LMT has pulled down a big contract to supply the army of a key NATO ally. (Photo: LMT)
Milan, Illinois-based Lewis Machine & Tool Company has reportedly won a large contract to supply the Estonian Defence Forces with rifles.
LMT was selected as the winner of a $25 million tender to provide Estonia, a NATO member that shares a border with Russia, with 16,000 5.56mm and 7.62mm weapons, beating out competitive designs submitted by Heckler & Koch, Sig Sauer, and Patriot Ordnance Factory. Col. Rauno Sirk, with the Estonian Centre for Defence Investments, said the competition was decided after shooting tests, weighing the results alongside total life-cycle costs and the estimated lifespan of the firearms.

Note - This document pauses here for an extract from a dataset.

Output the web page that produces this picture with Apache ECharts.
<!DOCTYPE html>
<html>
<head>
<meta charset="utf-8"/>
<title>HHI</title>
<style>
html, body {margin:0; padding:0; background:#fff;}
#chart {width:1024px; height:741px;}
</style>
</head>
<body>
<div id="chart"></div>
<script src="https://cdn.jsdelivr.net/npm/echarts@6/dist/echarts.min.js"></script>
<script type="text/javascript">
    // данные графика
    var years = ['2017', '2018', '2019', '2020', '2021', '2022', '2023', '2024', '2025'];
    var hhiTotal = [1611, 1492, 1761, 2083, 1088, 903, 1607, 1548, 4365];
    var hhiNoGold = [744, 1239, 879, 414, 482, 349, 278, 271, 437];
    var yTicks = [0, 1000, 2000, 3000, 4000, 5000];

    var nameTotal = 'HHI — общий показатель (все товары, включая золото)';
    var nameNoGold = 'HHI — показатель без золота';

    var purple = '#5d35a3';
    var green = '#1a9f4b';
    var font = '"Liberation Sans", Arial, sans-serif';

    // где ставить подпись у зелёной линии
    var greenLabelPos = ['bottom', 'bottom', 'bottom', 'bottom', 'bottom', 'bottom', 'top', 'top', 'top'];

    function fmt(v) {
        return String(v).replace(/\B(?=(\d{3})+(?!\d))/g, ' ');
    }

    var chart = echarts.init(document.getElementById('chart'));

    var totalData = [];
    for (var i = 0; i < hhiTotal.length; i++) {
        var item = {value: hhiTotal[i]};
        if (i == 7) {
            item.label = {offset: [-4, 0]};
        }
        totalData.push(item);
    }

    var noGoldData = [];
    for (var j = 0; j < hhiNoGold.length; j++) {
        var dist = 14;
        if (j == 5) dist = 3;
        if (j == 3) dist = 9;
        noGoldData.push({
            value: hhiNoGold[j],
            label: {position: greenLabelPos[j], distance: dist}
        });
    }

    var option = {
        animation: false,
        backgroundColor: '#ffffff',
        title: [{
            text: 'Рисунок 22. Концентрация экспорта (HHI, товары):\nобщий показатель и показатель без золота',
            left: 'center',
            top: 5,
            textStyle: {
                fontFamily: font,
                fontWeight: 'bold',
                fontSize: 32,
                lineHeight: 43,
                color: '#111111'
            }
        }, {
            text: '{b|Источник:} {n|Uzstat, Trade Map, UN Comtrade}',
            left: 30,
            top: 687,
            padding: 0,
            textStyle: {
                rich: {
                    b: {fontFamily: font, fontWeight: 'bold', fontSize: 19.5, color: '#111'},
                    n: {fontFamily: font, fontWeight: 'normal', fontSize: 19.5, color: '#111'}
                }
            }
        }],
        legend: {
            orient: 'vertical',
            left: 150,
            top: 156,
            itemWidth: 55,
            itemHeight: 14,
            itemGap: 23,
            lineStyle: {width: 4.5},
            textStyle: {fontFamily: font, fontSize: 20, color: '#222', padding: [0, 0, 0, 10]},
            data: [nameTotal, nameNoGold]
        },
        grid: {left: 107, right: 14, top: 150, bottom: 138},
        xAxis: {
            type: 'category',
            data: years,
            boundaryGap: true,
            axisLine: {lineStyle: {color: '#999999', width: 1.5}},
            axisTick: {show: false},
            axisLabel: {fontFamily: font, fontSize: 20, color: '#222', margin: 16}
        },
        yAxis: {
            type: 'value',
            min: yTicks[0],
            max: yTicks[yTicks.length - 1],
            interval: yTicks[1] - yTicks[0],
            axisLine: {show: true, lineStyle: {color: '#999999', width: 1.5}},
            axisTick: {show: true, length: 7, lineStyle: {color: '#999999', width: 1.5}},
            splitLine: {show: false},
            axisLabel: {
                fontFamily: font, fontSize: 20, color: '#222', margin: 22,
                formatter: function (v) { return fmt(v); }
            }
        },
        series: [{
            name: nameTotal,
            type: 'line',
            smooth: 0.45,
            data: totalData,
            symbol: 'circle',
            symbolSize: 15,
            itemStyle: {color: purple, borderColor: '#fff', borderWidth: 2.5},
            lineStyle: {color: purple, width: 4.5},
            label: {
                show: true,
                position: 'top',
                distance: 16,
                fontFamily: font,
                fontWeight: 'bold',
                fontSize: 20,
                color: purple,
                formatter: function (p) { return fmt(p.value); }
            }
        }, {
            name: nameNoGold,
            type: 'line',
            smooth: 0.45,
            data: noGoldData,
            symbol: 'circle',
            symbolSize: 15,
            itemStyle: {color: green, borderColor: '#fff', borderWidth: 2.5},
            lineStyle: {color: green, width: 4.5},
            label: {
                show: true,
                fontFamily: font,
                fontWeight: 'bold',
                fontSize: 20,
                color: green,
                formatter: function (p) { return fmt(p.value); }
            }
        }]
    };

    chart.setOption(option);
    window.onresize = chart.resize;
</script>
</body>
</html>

“The committee appraised in the first place the reliability and dependability of the weapons as well as the economic feasibility, ie the total cost of the project,” Sirk said. “It is our goal to buy an automatic firearm that is precise, handy and dependable in different weather and environmental conditions.”
The Estonian Army numbers some 6,000 active and 35,000 reservists, fielding two infantry brigades, an elite special operations task group, and a number of smaller units. The force is armed with a range of small arms to include 7.62mm Swedish-made AK4 rifles (licensed copies of the HK G3A3) and 5.56mm Israeli Galils alongside German HK G36s. The country also fields a large and organized unpaid militia independent from the government.

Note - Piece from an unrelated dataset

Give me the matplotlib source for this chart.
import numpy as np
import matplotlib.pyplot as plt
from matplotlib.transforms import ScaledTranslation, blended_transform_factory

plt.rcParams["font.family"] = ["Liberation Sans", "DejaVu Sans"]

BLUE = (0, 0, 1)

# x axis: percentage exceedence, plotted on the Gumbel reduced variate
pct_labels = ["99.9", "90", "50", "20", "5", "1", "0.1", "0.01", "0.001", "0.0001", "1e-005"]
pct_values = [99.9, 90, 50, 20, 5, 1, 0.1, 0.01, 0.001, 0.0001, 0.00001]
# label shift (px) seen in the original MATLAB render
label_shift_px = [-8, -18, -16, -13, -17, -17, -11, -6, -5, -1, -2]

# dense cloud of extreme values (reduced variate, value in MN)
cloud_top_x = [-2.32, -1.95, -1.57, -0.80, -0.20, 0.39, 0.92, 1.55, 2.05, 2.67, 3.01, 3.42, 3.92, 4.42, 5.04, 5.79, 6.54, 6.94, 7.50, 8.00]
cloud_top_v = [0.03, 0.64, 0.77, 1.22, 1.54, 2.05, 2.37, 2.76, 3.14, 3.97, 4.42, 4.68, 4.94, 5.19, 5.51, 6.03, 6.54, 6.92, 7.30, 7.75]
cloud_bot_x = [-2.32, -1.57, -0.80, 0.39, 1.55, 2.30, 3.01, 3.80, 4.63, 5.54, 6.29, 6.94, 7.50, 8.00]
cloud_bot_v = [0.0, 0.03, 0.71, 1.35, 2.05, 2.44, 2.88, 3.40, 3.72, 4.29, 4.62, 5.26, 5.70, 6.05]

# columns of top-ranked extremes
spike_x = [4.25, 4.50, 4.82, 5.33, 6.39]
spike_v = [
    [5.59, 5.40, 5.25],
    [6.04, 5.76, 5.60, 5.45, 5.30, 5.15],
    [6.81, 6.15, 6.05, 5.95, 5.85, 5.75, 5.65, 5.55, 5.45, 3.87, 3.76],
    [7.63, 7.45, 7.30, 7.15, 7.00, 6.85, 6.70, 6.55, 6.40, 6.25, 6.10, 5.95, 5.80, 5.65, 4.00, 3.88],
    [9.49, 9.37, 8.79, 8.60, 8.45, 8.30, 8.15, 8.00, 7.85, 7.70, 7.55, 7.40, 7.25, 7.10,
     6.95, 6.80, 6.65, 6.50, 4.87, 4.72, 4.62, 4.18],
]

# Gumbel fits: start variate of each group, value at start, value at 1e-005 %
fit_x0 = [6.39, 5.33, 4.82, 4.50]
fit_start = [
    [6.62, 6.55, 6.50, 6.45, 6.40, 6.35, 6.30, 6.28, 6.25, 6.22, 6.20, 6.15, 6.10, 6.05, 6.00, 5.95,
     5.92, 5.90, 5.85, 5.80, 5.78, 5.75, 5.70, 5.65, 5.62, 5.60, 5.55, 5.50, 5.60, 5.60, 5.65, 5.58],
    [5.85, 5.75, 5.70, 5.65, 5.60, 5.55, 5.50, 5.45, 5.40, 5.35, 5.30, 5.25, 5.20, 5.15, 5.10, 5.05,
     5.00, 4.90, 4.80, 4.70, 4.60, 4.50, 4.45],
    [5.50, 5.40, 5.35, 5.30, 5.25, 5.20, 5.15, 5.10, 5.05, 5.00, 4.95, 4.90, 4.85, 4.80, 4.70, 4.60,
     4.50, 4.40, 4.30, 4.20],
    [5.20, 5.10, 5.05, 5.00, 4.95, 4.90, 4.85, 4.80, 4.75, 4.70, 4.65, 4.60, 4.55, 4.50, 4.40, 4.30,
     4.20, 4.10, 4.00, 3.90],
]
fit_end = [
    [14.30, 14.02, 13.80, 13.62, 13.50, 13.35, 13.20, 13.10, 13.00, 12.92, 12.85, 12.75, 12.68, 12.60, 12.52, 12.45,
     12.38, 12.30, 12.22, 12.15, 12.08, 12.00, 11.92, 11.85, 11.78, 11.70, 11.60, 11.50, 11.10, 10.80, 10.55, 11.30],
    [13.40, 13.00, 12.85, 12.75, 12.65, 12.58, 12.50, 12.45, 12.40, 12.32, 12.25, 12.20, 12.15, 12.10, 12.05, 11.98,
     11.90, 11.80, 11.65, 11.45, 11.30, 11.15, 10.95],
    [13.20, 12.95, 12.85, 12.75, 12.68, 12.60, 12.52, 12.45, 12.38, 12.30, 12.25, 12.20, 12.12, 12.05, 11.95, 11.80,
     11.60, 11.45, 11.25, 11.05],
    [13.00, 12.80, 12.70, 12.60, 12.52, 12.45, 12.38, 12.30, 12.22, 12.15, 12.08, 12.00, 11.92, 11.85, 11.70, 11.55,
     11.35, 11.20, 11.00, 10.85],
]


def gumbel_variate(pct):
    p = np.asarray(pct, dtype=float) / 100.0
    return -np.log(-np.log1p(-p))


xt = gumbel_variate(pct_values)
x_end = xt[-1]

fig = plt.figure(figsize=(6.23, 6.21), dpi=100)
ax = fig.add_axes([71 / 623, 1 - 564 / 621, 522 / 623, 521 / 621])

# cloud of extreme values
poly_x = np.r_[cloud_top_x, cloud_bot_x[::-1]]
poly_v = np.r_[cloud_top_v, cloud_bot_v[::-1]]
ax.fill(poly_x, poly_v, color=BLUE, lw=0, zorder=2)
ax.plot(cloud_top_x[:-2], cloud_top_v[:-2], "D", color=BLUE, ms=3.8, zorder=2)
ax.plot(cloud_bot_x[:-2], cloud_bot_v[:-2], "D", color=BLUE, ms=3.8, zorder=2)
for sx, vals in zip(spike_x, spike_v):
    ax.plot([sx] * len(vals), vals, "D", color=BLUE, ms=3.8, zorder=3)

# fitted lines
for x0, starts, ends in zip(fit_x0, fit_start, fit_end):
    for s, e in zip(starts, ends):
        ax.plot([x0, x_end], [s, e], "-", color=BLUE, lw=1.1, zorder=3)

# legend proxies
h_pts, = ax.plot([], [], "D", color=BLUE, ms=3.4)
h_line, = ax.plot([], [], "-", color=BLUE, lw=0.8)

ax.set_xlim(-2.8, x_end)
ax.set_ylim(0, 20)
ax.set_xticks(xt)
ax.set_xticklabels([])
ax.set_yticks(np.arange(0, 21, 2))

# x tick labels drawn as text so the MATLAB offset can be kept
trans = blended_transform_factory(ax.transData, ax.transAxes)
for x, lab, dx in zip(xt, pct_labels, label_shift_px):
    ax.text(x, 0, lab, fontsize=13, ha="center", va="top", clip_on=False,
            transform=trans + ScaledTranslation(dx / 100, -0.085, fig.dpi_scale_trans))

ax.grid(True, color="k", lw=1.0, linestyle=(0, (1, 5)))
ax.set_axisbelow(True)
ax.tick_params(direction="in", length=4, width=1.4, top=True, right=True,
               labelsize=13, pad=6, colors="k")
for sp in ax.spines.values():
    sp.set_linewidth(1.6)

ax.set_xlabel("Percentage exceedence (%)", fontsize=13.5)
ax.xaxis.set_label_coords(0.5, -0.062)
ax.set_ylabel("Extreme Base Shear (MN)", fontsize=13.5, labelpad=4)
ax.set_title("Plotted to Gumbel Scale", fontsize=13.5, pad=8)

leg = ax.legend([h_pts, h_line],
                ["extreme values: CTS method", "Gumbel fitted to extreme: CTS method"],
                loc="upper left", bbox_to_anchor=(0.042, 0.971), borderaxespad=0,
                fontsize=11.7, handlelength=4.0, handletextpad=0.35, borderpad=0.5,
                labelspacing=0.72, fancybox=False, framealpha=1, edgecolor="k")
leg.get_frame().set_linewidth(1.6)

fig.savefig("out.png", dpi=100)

Estonia currently uses a mix of small arms to include Israeli Galils, Swedish Ak4s, and German HK36s, some of them provided to the country as decades-old military surplus. The new LMT rifles are slated to replace them by 2021. (Photos: Estonian Defense Forces)
LMT makes a wide range of Monolithic Rail Platform M4s as well as M203 grenade launchers and AR-10 style Monolithic Weapon Systems, the latter chambered in 7.62x51mm NATO and up. LMT has also been working on a Confined Space Weapon and was one of the companies tapped by the U.S. Army for their recent Sub Compact Weapon contract.
The contract with Estonia, set to run through 2021, includes an option for the purchase of additional weapons through 2026.
The Estonian award is not the first large overseas small arms contract for LMT, as the company is fresh off supplying the New Zealand military with over 9,000 of that country’s new MARS-L rifles. The MARS, described as a “4th generation M16,” is based on LMT’s Monolithic Rail Platform guns.